**** SUPPLIED DATA

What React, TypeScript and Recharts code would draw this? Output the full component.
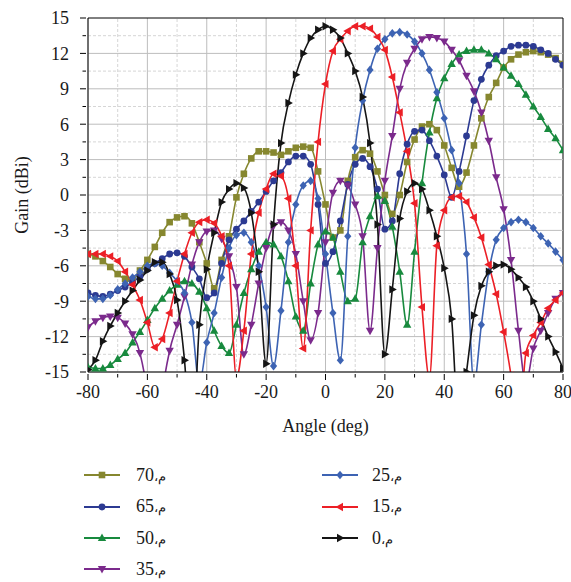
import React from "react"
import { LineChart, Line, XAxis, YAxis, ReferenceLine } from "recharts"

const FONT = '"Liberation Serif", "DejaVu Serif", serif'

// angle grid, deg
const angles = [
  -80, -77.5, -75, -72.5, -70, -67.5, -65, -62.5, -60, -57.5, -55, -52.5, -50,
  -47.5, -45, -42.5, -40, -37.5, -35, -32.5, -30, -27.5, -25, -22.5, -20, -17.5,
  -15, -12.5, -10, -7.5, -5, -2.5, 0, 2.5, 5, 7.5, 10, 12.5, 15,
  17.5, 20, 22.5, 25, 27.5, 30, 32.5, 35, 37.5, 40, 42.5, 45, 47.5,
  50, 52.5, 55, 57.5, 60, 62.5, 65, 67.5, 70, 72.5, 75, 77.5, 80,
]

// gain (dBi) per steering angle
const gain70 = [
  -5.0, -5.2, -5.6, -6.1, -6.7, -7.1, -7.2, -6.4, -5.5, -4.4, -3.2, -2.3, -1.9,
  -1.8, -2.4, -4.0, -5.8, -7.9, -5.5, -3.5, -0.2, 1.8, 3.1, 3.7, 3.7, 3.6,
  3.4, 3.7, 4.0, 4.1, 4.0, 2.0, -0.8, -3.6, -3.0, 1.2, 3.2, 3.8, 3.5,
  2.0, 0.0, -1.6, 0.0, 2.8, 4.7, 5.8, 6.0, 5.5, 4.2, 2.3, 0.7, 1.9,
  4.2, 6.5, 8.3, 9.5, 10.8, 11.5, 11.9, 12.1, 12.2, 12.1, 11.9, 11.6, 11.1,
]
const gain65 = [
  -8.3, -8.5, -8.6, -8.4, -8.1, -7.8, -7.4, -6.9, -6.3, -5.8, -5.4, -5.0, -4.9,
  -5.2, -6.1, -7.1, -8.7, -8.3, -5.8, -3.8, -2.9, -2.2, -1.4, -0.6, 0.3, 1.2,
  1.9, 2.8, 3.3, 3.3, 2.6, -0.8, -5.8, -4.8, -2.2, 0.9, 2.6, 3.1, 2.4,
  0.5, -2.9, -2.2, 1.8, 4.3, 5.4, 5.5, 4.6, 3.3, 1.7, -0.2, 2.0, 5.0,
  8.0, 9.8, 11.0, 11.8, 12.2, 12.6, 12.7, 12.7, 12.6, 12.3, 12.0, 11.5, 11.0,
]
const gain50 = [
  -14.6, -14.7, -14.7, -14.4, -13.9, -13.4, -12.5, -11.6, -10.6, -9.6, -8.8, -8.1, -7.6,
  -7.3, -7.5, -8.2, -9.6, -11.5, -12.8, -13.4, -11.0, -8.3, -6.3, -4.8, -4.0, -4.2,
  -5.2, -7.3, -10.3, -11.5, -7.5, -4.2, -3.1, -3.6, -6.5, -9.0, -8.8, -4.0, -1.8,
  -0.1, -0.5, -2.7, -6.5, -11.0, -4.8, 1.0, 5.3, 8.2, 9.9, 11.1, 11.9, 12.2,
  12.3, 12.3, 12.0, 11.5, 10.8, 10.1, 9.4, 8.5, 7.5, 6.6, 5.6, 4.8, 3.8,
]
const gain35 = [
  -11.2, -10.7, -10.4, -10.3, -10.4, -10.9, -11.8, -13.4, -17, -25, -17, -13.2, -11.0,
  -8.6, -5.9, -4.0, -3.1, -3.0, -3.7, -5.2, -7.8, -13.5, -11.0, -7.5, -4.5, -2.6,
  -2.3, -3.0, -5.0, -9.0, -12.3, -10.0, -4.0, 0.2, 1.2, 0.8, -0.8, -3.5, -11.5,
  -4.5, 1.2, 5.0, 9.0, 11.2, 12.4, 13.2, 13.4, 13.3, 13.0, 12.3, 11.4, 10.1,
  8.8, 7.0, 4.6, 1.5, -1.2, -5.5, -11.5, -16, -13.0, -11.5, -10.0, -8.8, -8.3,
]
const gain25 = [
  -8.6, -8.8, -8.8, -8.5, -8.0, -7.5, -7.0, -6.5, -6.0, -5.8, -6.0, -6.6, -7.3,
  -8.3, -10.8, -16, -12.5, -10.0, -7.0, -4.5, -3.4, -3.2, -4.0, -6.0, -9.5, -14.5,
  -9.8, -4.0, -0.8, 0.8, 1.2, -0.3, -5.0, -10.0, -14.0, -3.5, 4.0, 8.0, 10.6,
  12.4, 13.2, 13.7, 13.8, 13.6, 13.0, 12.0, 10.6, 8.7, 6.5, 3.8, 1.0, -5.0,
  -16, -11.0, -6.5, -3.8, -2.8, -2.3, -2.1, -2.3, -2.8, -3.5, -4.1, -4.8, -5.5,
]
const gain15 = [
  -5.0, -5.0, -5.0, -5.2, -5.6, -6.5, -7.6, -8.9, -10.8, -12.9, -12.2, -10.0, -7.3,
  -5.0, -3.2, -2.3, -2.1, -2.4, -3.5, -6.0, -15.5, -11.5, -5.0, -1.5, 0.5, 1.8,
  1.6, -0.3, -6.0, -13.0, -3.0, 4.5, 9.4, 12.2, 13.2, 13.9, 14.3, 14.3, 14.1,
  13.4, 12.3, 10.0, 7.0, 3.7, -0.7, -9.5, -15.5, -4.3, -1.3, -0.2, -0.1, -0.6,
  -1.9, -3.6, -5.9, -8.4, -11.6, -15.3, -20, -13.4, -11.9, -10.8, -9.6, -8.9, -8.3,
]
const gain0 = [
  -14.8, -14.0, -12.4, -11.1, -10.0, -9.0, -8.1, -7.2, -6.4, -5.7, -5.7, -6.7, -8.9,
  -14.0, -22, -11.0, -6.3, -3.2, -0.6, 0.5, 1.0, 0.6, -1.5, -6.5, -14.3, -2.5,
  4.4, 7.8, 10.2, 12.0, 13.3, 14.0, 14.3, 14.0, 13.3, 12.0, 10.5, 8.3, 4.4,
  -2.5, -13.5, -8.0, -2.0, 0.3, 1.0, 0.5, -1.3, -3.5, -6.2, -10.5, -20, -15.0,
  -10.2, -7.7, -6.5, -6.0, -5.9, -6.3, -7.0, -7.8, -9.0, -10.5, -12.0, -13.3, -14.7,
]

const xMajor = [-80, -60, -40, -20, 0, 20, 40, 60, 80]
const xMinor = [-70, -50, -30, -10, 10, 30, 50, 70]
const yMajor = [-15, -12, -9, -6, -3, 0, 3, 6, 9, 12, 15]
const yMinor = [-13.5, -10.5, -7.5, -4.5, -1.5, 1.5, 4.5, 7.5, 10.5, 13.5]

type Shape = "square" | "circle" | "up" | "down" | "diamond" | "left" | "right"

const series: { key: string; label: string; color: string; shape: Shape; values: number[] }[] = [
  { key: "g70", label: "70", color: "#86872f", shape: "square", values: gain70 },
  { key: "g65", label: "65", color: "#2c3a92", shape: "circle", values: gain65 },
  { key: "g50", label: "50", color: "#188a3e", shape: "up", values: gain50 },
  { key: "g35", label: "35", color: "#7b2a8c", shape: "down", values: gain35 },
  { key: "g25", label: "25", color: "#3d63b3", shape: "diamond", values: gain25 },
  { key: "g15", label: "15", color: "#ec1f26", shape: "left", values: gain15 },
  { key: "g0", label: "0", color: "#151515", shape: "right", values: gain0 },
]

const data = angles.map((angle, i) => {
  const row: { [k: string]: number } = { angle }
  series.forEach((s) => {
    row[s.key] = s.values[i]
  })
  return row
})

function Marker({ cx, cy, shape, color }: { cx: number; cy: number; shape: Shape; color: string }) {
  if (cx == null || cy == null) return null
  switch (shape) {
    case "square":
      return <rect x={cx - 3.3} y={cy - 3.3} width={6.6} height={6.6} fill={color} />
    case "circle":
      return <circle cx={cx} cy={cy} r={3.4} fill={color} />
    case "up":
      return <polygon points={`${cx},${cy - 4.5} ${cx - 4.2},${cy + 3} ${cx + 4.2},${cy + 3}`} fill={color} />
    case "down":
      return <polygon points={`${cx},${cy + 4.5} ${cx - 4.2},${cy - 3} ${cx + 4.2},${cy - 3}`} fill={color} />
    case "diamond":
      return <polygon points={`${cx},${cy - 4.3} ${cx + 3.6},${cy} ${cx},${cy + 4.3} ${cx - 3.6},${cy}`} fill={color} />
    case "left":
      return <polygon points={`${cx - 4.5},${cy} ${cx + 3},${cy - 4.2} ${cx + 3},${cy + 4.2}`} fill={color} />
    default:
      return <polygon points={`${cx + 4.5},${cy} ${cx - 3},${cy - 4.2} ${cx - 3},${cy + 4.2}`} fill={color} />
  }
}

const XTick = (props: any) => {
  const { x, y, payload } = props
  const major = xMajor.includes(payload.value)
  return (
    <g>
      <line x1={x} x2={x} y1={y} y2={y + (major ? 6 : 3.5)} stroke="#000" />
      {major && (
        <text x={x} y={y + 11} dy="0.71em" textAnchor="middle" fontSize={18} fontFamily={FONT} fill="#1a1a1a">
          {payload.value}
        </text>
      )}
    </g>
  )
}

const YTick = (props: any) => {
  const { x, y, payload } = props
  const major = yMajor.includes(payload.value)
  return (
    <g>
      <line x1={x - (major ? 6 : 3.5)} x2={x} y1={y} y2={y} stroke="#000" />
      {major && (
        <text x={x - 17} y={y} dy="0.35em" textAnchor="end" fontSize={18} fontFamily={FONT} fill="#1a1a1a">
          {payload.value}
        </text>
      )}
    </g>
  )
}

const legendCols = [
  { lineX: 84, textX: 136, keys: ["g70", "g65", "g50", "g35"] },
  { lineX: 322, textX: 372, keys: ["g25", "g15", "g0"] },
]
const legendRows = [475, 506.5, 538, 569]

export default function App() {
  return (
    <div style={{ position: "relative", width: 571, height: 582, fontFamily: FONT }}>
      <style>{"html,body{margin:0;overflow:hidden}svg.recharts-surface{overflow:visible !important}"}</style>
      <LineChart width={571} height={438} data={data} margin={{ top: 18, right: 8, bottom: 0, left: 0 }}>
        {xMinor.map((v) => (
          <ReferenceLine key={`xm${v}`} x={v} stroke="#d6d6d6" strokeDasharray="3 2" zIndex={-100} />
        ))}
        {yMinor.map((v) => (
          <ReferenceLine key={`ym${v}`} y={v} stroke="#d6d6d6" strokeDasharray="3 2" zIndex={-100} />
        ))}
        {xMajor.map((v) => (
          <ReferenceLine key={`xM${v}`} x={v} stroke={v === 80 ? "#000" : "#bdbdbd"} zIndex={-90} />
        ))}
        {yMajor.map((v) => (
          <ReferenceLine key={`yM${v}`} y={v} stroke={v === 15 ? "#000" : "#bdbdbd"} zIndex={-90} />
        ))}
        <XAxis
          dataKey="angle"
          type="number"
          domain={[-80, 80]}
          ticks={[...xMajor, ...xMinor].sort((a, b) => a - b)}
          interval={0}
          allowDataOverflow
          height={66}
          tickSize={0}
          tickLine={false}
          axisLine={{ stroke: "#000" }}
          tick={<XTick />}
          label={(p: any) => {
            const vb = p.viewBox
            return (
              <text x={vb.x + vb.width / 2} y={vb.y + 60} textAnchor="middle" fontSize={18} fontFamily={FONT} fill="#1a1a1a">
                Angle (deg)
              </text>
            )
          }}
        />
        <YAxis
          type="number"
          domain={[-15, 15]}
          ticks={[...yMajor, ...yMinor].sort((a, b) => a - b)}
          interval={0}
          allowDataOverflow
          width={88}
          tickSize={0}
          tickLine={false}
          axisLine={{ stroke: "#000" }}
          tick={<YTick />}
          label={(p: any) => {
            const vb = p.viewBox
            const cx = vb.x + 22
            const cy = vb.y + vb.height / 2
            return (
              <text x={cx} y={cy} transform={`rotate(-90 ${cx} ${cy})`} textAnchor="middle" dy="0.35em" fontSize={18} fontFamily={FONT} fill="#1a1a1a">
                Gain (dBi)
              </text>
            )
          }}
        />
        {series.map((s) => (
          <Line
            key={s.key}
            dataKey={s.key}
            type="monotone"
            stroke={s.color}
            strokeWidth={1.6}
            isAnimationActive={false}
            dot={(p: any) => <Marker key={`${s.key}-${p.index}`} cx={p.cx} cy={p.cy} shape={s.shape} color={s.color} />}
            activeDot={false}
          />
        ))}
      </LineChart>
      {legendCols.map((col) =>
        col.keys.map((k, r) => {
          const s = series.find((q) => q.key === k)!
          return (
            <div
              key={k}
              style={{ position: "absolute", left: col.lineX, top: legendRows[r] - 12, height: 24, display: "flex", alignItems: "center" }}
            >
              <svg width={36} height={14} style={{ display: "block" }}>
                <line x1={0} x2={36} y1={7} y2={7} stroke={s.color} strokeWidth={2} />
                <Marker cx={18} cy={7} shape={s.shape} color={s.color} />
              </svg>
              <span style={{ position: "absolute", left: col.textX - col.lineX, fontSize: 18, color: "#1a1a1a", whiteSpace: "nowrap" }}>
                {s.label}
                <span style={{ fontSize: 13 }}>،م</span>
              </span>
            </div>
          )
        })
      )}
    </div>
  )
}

********

§ SET EXERCISE
Copy every line that contains the string "React".

§ WRITTEN REPLY
What React, TypeScript and Recharts code would draw this? Output the full component.
import React from "react"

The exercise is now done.